## [WHAT YOU SHOULD DO]
Give an exact transcription of every line, dropping the images.

[Data items]
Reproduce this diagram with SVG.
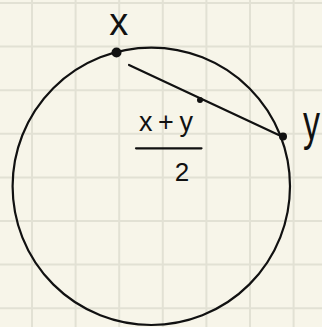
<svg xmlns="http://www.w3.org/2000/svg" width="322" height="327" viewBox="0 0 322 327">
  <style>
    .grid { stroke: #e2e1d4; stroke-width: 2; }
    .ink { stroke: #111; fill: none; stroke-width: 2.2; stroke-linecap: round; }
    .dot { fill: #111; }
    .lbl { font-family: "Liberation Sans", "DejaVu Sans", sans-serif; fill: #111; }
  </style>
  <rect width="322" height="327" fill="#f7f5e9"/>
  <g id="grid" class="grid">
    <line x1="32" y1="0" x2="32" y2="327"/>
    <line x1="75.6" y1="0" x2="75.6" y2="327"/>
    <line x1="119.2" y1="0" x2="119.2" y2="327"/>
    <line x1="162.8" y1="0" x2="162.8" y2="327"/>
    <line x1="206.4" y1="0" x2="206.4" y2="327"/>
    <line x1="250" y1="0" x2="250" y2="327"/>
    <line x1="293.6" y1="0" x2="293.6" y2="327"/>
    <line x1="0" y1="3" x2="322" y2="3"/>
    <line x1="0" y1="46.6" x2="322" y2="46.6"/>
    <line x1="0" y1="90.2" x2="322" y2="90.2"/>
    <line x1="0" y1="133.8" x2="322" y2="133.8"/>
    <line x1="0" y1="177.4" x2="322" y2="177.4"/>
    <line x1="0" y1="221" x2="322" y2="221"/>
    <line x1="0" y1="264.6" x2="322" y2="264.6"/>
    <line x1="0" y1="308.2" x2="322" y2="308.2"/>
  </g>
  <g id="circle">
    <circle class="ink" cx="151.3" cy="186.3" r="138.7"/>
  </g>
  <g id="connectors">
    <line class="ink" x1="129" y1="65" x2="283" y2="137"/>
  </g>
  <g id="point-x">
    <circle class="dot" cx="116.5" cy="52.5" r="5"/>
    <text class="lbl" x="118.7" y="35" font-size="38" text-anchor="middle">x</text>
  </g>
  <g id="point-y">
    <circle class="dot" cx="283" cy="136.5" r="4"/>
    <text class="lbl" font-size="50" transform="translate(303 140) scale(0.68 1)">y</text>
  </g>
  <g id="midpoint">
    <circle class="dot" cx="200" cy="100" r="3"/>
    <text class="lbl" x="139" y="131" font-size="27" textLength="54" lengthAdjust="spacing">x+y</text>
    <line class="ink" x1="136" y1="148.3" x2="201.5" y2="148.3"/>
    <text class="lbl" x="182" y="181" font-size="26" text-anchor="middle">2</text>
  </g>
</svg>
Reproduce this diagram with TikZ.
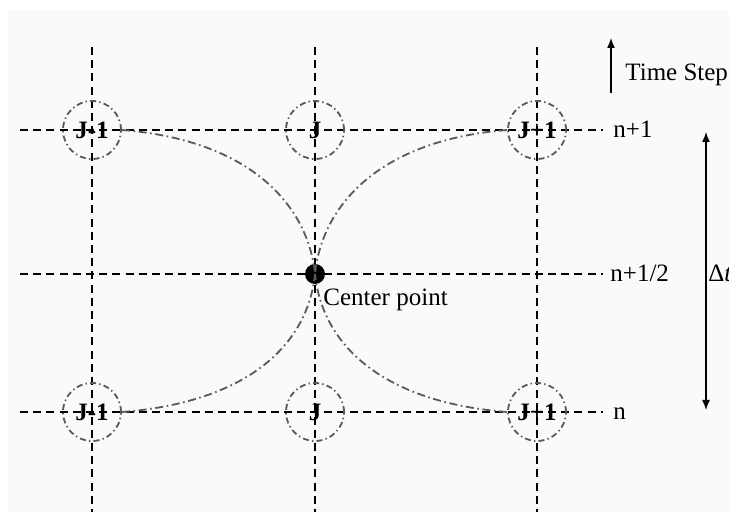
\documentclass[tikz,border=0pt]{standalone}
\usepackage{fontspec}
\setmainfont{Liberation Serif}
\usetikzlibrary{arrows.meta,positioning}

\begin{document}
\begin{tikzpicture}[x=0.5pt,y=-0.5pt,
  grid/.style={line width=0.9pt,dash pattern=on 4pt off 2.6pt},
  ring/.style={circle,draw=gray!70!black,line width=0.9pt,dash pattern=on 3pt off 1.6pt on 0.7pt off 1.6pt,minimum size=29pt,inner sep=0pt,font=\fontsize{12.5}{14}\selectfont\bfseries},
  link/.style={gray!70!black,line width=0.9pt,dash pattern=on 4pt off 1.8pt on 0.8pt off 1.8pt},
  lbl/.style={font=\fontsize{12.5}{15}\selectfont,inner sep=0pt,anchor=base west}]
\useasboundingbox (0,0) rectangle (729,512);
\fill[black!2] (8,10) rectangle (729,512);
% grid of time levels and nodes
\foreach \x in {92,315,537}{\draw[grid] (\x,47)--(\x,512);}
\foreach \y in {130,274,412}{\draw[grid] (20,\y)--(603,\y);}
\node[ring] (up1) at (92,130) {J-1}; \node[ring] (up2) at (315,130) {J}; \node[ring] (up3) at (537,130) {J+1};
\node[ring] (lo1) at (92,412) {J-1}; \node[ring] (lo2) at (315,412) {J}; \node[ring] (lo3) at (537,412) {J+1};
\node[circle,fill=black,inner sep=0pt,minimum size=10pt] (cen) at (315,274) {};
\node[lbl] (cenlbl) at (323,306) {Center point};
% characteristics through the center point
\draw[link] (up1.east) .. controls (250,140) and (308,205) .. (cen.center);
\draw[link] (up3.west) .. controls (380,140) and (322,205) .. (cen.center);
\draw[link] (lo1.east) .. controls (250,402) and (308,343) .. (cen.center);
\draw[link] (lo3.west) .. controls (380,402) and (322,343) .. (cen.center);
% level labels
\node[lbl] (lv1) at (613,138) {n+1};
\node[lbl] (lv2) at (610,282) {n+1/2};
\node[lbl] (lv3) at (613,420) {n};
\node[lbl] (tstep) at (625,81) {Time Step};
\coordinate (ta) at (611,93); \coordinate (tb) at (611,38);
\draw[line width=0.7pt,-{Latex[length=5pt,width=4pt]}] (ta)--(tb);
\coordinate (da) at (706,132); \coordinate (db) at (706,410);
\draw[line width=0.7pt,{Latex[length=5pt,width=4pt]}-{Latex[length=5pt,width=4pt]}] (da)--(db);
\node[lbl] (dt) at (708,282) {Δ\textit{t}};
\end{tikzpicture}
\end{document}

## [RESULT OF THE TASK]
Reproduce this diagram with SVG.
<svg xmlns="http://www.w3.org/2000/svg" width="322" height="327" viewBox="0 0 322 327">
  <style>
    .grid { stroke: #e2e1d4; stroke-width: 2; }
    .ink { stroke: #111; fill: none; stroke-width: 2.2; stroke-linecap: round; }
    .dot { fill: #111; }
    .lbl { font-family: "Liberation Sans", "DejaVu Sans", sans-serif; fill: #111; }
  </style>
  <rect width="322" height="327" fill="#f7f5e9"/>
  <g id="grid" class="grid">
    <line x1="32" y1="0" x2="32" y2="327"/>
    <line x1="75.6" y1="0" x2="75.6" y2="327"/>
    <line x1="119.2" y1="0" x2="119.2" y2="327"/>
    <line x1="162.8" y1="0" x2="162.8" y2="327"/>
    <line x1="206.4" y1="0" x2="206.4" y2="327"/>
    <line x1="250" y1="0" x2="250" y2="327"/>
    <line x1="293.6" y1="0" x2="293.6" y2="327"/>
    <line x1="0" y1="3" x2="322" y2="3"/>
    <line x1="0" y1="46.6" x2="322" y2="46.6"/>
    <line x1="0" y1="90.2" x2="322" y2="90.2"/>
    <line x1="0" y1="133.8" x2="322" y2="133.8"/>
    <line x1="0" y1="177.4" x2="322" y2="177.4"/>
    <line x1="0" y1="221" x2="322" y2="221"/>
    <line x1="0" y1="264.6" x2="322" y2="264.6"/>
    <line x1="0" y1="308.2" x2="322" y2="308.2"/>
  </g>
  <g id="circle">
    <circle class="ink" cx="151.3" cy="186.3" r="138.7"/>
  </g>
  <g id="connectors">
    <line class="ink" x1="129" y1="65" x2="283" y2="137"/>
  </g>
  <g id="point-x">
    <circle class="dot" cx="116.5" cy="52.5" r="5"/>
    <text class="lbl" x="118.7" y="35" font-size="38" text-anchor="middle">x</text>
  </g>
  <g id="point-y">
    <circle class="dot" cx="283" cy="136.5" r="4"/>
    <text class="lbl" font-size="50" transform="translate(303 140) scale(0.68 1)">y</text>
  </g>
  <g id="midpoint">
    <circle class="dot" cx="200" cy="100" r="3"/>
    <text class="lbl" x="139" y="131" font-size="27" textLength="54" lengthAdjust="spacing">x+y</text>
    <line class="ink" x1="136" y1="148.3" x2="201.5" y2="148.3"/>
    <text class="lbl" x="182" y="181" font-size="26" text-anchor="middle">2</text>
  </g>
</svg>
Reproduce this diagram with TikZ.
\documentclass[tikz,border=0pt]{standalone}
\usepackage{fontspec}
\setmainfont{Liberation Serif}
\usetikzlibrary{arrows.meta,positioning}

\begin{document}
\begin{tikzpicture}[x=0.5pt,y=-0.5pt,
  grid/.style={line width=0.9pt,dash pattern=on 4pt off 2.6pt},
  ring/.style={circle,draw=gray!70!black,line width=0.9pt,dash pattern=on 3pt off 1.6pt on 0.7pt off 1.6pt,minimum size=29pt,inner sep=0pt,font=\fontsize{12.5}{14}\selectfont\bfseries},
  link/.style={gray!70!black,line width=0.9pt,dash pattern=on 4pt off 1.8pt on 0.8pt off 1.8pt},
  lbl/.style={font=\fontsize{12.5}{15}\selectfont,inner sep=0pt,anchor=base west}]
\useasboundingbox (0,0) rectangle (729,512);
\fill[black!2] (8,10) rectangle (729,512);
% grid of time levels and nodes
\foreach \x in {92,315,537}{\draw[grid] (\x,47)--(\x,512);}
\foreach \y in {130,274,412}{\draw[grid] (20,\y)--(603,\y);}
\node[ring] (up1) at (92,130) {J-1}; \node[ring] (up2) at (315,130) {J}; \node[ring] (up3) at (537,130) {J+1};
\node[ring] (lo1) at (92,412) {J-1}; \node[ring] (lo2) at (315,412) {J}; \node[ring] (lo3) at (537,412) {J+1};
\node[circle,fill=black,inner sep=0pt,minimum size=10pt] (cen) at (315,274) {};
\node[lbl] (cenlbl) at (323,306) {Center point};
% characteristics through the center point
\draw[link] (up1.east) .. controls (250,140) and (308,205) .. (cen.center);
\draw[link] (up3.west) .. controls (380,140) and (322,205) .. (cen.center);
\draw[link] (lo1.east) .. controls (250,402) and (308,343) .. (cen.center);
\draw[link] (lo3.west) .. controls (380,402) and (322,343) .. (cen.center);
% level labels
\node[lbl] (lv1) at (613,138) {n+1};
\node[lbl] (lv2) at (610,282) {n+1/2};
\node[lbl] (lv3) at (613,420) {n};
\node[lbl] (tstep) at (625,81) {Time Step};
\coordinate (ta) at (611,93); \coordinate (tb) at (611,38);
\draw[line width=0.7pt,-{Latex[length=5pt,width=4pt]}] (ta)--(tb);
\coordinate (da) at (706,132); \coordinate (db) at (706,410);
\draw[line width=0.7pt,{Latex[length=5pt,width=4pt]}-{Latex[length=5pt,width=4pt]}] (da)--(db);
\node[lbl] (dt) at (708,282) {Δ\textit{t}};
\end{tikzpicture}
\end{document}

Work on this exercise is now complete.